[Instruction] Copy the data that follows, character for character, minus the pictures.

[Data extract]
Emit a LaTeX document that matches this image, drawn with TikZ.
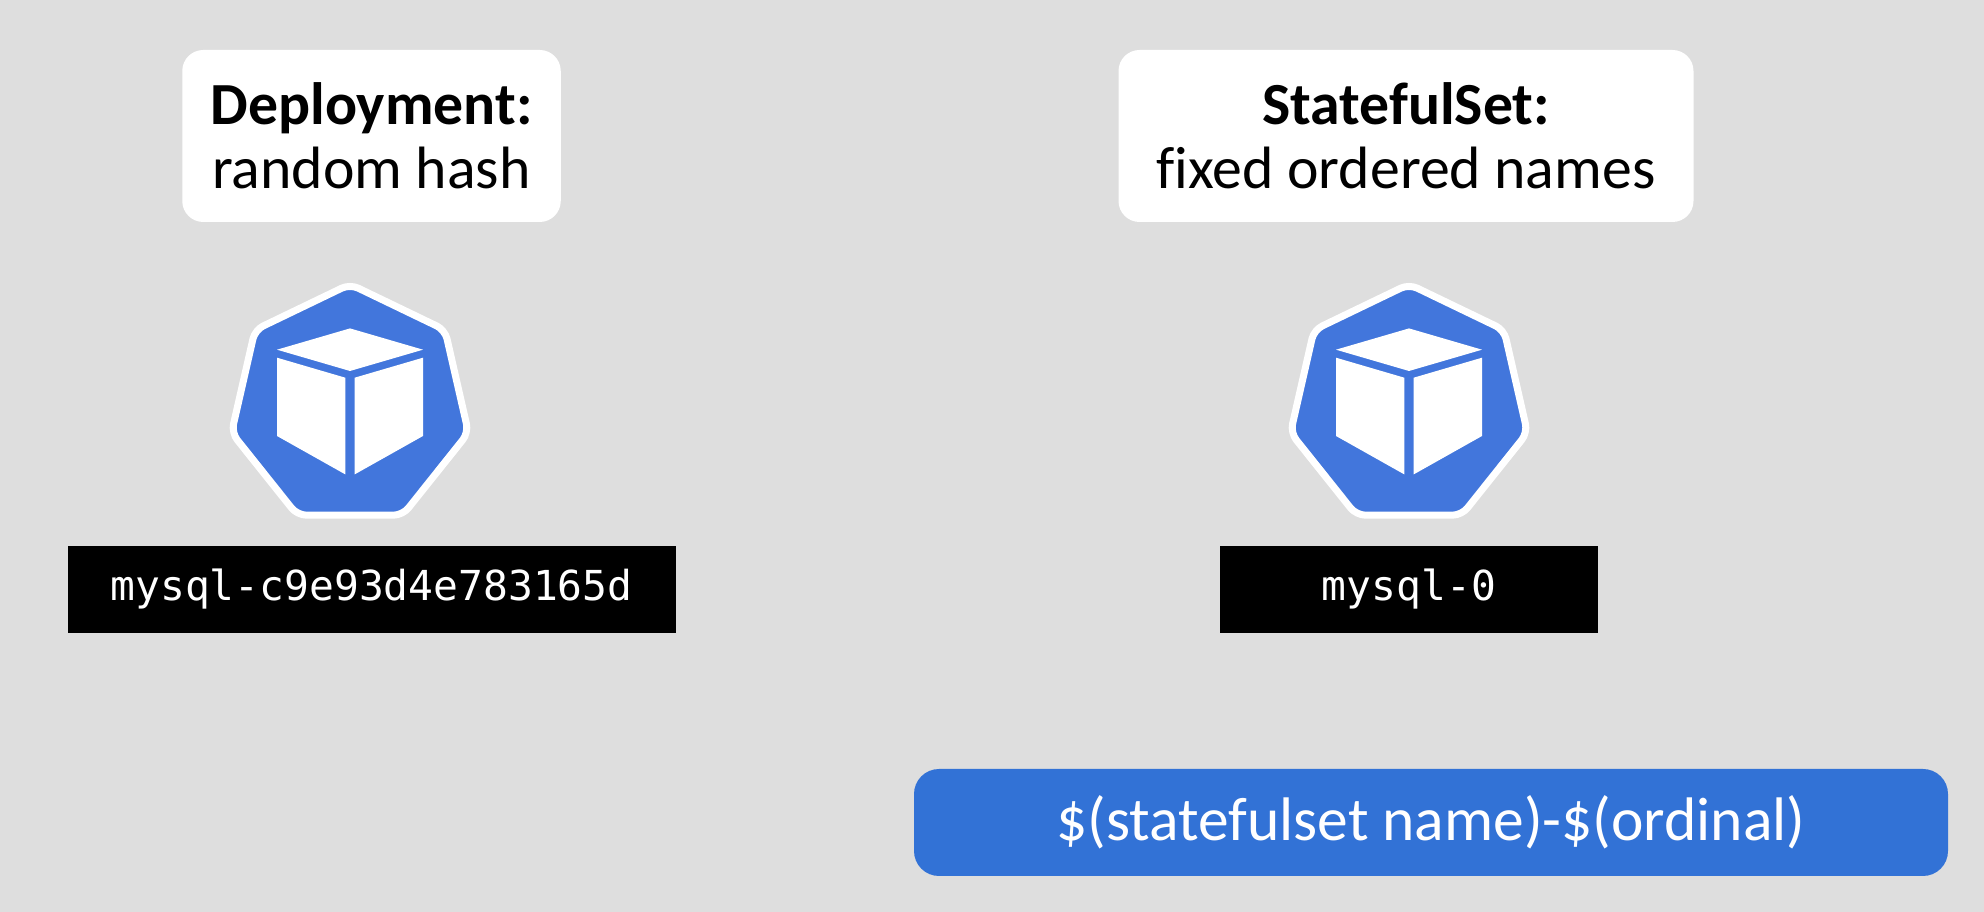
\documentclass[tikz,border=0pt]{standalone}
\usepackage{xcolor}
\usepackage{fontspec}
\setmainfont[Ligatures=NoCommon]{Carlito}
\setmonofont{DejaVu Sans Mono}
\usetikzlibrary{shapes.geometric}

\definecolor{slidegrey}{HTML}{DEDEDE}
\definecolor{podblue}{HTML}{4276DC}
\definecolor{barblue}{HTML}{3272D6}

\tikzset{
  titlebox/.style={fill=white, rounded corners=0.42cm, align=center, minimum height=3.44cm,
    font=\fontsize{34}{36.3}\selectfont},
  namebox/.style={fill=black, text=white, minimum height=1.74cm,
    font=\ttfamily\fontsize{23.5}{28}\selectfont},
  formulabox/.style={fill=barblue, text=white, rounded corners=0.5cm, minimum height=2.14cm,
    font=\fontsize{35}{40}\selectfont},
  podicon/.pic={
    \node[regular polygon, regular polygon sides=7, draw=white, fill=podblue, line width=0.14cm,
      rounded corners=0.18cm, inner sep=0pt, minimum size=4.86cm] (hept) at (0,0) {};
    \fill[white] (0,1.546) -- (1.46,1.12) -- (0,0.694) -- (-1.46,1.12) -- cycle;
    \fill[white] (-1.46,0.96) -- (-0.094,0.56) -- (-0.094,-1.374) -- (-1.46,-0.606) -- cycle;
    \fill[white] (1.46,0.96) -- (0.094,0.56) -- (0.094,-1.374) -- (1.46,-0.606) -- cycle;
  }
}

\begin{document}
\begin{tikzpicture}
\fill[slidegrey] (0,0) rectangle (39.68,18.24);
\useasboundingbox (0,0) rectangle (39.68,18.24);

\node[titlebox, minimum width=7.57cm] (deploy_title) at (7.43,15.52) {\textbf{Deployment:}\\random hash};
\node[titlebox, minimum width=11.5cm] (set_title) at (28.12,15.52) {\textbf{StatefulSet:}\\fixed ordered names};

\pic (deploy_pod) at (7.00,10.126) {podicon};
\pic (set_pod) at (28.18,10.126) {podicon};

\node[namebox, minimum width=12.16cm] (deploy_name) at (7.43,6.45) {mysql-c9e93d4e783165d};
\node[namebox, minimum width=7.56cm] (set_name) at (28.18,6.45) {mysql-0};

\node[formulabox, minimum width=20.68cm] (formula) at (28.62,1.79) {\$(statefulset name)-\$(ordinal)};

\end{tikzpicture}
\end{document}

[Task result]
Emit a LaTeX document that matches this image, drawn with TikZ.
\documentclass[tikz,border=0pt]{standalone}
\usepackage{xcolor}
\usepackage{fontspec}
\setmainfont[Ligatures=NoCommon]{Carlito}
\setmonofont{DejaVu Sans Mono}
\usetikzlibrary{shapes.geometric}

\definecolor{slidegrey}{HTML}{DEDEDE}
\definecolor{podblue}{HTML}{4276DC}
\definecolor{barblue}{HTML}{3272D6}

\tikzset{
  titlebox/.style={fill=white, rounded corners=0.42cm, align=center, minimum height=3.44cm,
    font=\fontsize{34}{36.3}\selectfont},
  namebox/.style={fill=black, text=white, minimum height=1.74cm,
    font=\ttfamily\fontsize{23.5}{28}\selectfont},
  formulabox/.style={fill=barblue, text=white, rounded corners=0.5cm, minimum height=2.14cm,
    font=\fontsize{35}{40}\selectfont},
  podicon/.pic={
    \node[regular polygon, regular polygon sides=7, draw=white, fill=podblue, line width=0.14cm,
      rounded corners=0.18cm, inner sep=0pt, minimum size=4.86cm] (hept) at (0,0) {};
    \fill[white] (0,1.546) -- (1.46,1.12) -- (0,0.694) -- (-1.46,1.12) -- cycle;
    \fill[white] (-1.46,0.96) -- (-0.094,0.56) -- (-0.094,-1.374) -- (-1.46,-0.606) -- cycle;
    \fill[white] (1.46,0.96) -- (0.094,0.56) -- (0.094,-1.374) -- (1.46,-0.606) -- cycle;
  }
}

\begin{document}
\begin{tikzpicture}
\fill[slidegrey] (0,0) rectangle (39.68,18.24);
\useasboundingbox (0,0) rectangle (39.68,18.24);

\node[titlebox, minimum width=7.57cm] (deploy_title) at (7.43,15.52) {\textbf{Deployment:}\\random hash};
\node[titlebox, minimum width=11.5cm] (set_title) at (28.12,15.52) {\textbf{StatefulSet:}\\fixed ordered names};

\pic (deploy_pod) at (7.00,10.126) {podicon};
\pic (set_pod) at (28.18,10.126) {podicon};

\node[namebox, minimum width=12.16cm] (deploy_name) at (7.43,6.45) {mysql-c9e93d4e783165d};
\node[namebox, minimum width=7.56cm] (set_name) at (28.18,6.45) {mysql-0};

\node[formulabox, minimum width=20.68cm] (formula) at (28.62,1.79) {\$(statefulset name)-\$(ordinal)};

\end{tikzpicture}
\end{document}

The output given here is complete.